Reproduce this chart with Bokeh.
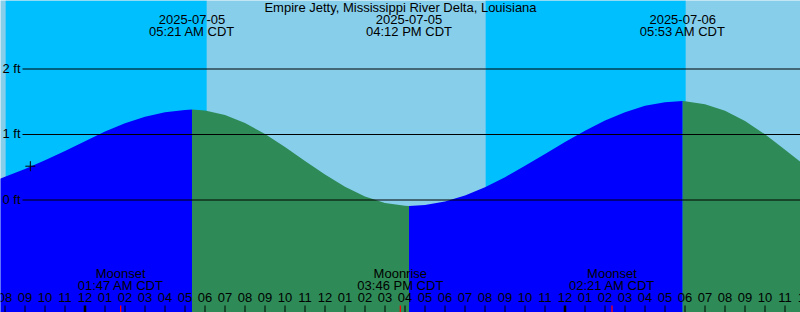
import pandas as pd
from bokeh.plotting import figure
from bokeh.models import Range1d
from bokeh.core.properties import value
from bokeh.embed import file_html
from bokeh.resources import INLINE

# ---------------- data ----------------
title = "Empire Jetty, Mississippi River Delta, Louisiana"

tide_start = "2025-07-04 19:00"
tide_end = "2025-07-06 12:00"
tide_ft = [0.24, 0.355, 0.475, 0.605, 0.747, 0.897, 1.045, 1.172, 1.272, 1.340,
           1.374, 1.367, 1.298, 1.174, 1.007, 0.809, 0.597, 0.39, 0.203, 0.054,
           -0.046, -0.089, -0.077, -0.023, 0.07, 0.196, 0.349, 0.521, 0.703, 0.885,
           1.058, 1.213, 1.341, 1.438, 1.494, 1.508, 1.463, 1.363, 1.208, 1.003,
           0.768, 0.528]

extreme_times = ["2025-07-05 05:21", "2025-07-05 16:12", "2025-07-06 05:53"]
extreme_ft = [1.38, -0.09, 1.51]
extreme_dates = ["2025-07-05", "2025-07-05", "2025-07-06"]
extreme_labels = ["05:21 AM CDT", "04:12 PM CDT", "05:53 AM CDT"]

moon_times = ["2025-07-05 01:47", "2025-07-05 15:46", "2025-07-06 02:21"]
moon_events = ["Moonset", "Moonrise", "Moonset"]
moon_labels = ["01:47 AM CDT", "03:46 PM CDT", "02:21 AM CDT"]

night_start = ["2025-07-04 20:02", "2025-07-05 20:02"]
night_end = ["2025-07-05 06:05", "2025-07-06 06:02"]

now_time = "2025-07-04 21:16"
now_ft = 0.516

y_ticks = [0, 1, 2]
y_tick_labels = ["0 ft", "1 ft", "2 ft"]

hour_tick_start = "2025-07-04 20:00"
hour_tick_end = "2025-07-06 12:00"

# ---------------- layout ----------------
W, H = 800, 312
PX_PER_HOUR = 20.0
PX_PER_FT = 65.5
T0 = pd.Timestamp("2025-07-05 00:00")
MIDNIGHT_PX = 84.5
ZERO_PX = 199.5
TXT_SHIFT = 5.0  # baseline correction for svg text

x_start = -MIDNIGHT_PX / PX_PER_HOUR
x_end = x_start + W / PX_PER_HOUR
y_top = ZERO_PX / PX_PER_FT
y_bot = y_top - H / PX_PER_FT


def hrs(t):
    return (pd.Timestamp(t) - T0).total_seconds() / 3600.0


def xpx(px):
    return x_start + px / PX_PER_HOUR


def ypx(px):
    return y_top - (px - TXT_SHIFT) / PX_PER_FT


def ypx_line(px):
    return y_top - px / PX_PER_FT


FONT = value("Liberation Sans")
FS = "13px"
TXT = dict(text_font=FONT, text_font_size=FS, text_baseline="alphabetic", text_color="black")

p = figure(width=W, height=H, x_range=Range1d(x_start, x_end),
           y_range=Range1d(y_bot, y_top), output_backend="svg",
           toolbar_location=None, min_border=0,
           x_axis_location=None, y_axis_location=None)
p.grid.visible = False
p.outline_line_color = None
p.background_fill_color = "#87CEEB"
p.border_fill_color = "#87CEEB"

# night bands
p.quad(left=[hrs(t) for t in night_start], right=[hrs(t) for t in night_end],
       bottom=y_bot, top=y_top, color="#00BFFF", line_color=None)

# tide fill: rising = blue, falling = sea green
times = [hrs(t) for t in pd.date_range(tide_start, tide_end, freq="h")]
pts = sorted(list(zip(times, tide_ft)) + [(hrs(t), v) for t, v in zip(extreme_times, extreme_ft)])
bounds = [times[0]] + [hrs(t) for t in extreme_times] + [times[-1]]
first_rising = extreme_ft[0] > extreme_ft[1]
for i in range(len(bounds) - 1):
    a, b = bounds[i], bounds[i + 1]
    seg = [(t, v) for t, v in pts if a <= t <= b]
    rising = (i % 2 == 0) == first_rising
    col = "#0000FF" if rising else "#2E8B57"
    p.varea(x=[s[0] for s in seg], y1=y_bot, y2=[s[1] for s in seg], fill_color=col)

# height grid lines and labels
p.segment(x0=xpx(22), x1=x_end, y0=y_ticks, y1=y_ticks, line_color="black", line_width=1)
p.text(x=[xpx(2)] * len(y_ticks), y=[v - (4.4 - TXT_SHIFT) / PX_PER_FT for v in y_ticks],
       text=y_tick_labels, text_align="left", **TXT)

# hour ticks
hours = pd.date_range(hour_tick_start, hour_tick_end, freq="h")
hx = [hrs(t) for t in hours]
hlab = [t.strftime("%I") for t in hours]
normal = [x for x, t in zip(hx, hours) if t.hour != 0]
midn = [x for x, t in zip(hx, hours) if t.hour == 0]
p.segment(x0=normal, x1=normal, y0=y_bot, y1=ypx_line(305), line_color="black", line_width=1)
p.segment(x0=midn, x1=midn, y0=y_bot, y1=ypx_line(305), line_color="black", line_width=2.5)
p.text(x=hx, y=[ypx(302.3)] * len(hx), text=hlab, text_align="center", **TXT)

# moon events
mx = [hrs(t) for t in moon_times]
p.segment(x0=mx, x1=mx, y0=y_bot, y1=ypx_line(305), line_color="red", line_width=1.3)
p.text(x=mx, y=[ypx(278.3)] * 3, text=moon_events, text_align="center", **TXT)
p.text(x=mx, y=[ypx(289.5)] * 3, text=moon_labels, text_align="center", **TXT)

# tide extreme labels
ex = [hrs(t) for t in extreme_times]
p.text(x=ex, y=[ypx(24.3)] * 3, text=extreme_dates, text_align="center", **TXT)
p.text(x=ex, y=[ypx(36.3)] * 3, text=extreme_labels, text_align="center", **TXT)

# title
p.text(x=[(x_start + x_end) / 2], y=[ypx(12.3)], text=[title], text_align="center", **TXT)

# current-time mark
p.scatter(x=[hrs(now_time)], y=[now_ft], marker="cross", size=10, line_color="black",
          line_width=1)

open("out.html", "w").write(file_html(p, INLINE))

* _THE REQUEST_: Extract, word for word, each line from the top of the data down to and including the line with "0.768, 0.528]"; skip the pictures.

* _THE ANSWER_:
Reproduce this chart with Bokeh.
import pandas as pd
from bokeh.plotting import figure
from bokeh.models import Range1d
from bokeh.core.properties import value
from bokeh.embed import file_html
from bokeh.resources import INLINE

# ---------------- data ----------------
title = "Empire Jetty, Mississippi River Delta, Louisiana"

tide_start = "2025-07-04 19:00"
tide_end = "2025-07-06 12:00"
tide_ft = [0.24, 0.355, 0.475, 0.605, 0.747, 0.897, 1.045, 1.172, 1.272, 1.340,
           1.374, 1.367, 1.298, 1.174, 1.007, 0.809, 0.597, 0.39, 0.203, 0.054,
           -0.046, -0.089, -0.077, -0.023, 0.07, 0.196, 0.349, 0.521, 0.703, 0.885,
           1.058, 1.213, 1.341, 1.438, 1.494, 1.508, 1.463, 1.363, 1.208, 1.003,
           0.768, 0.528]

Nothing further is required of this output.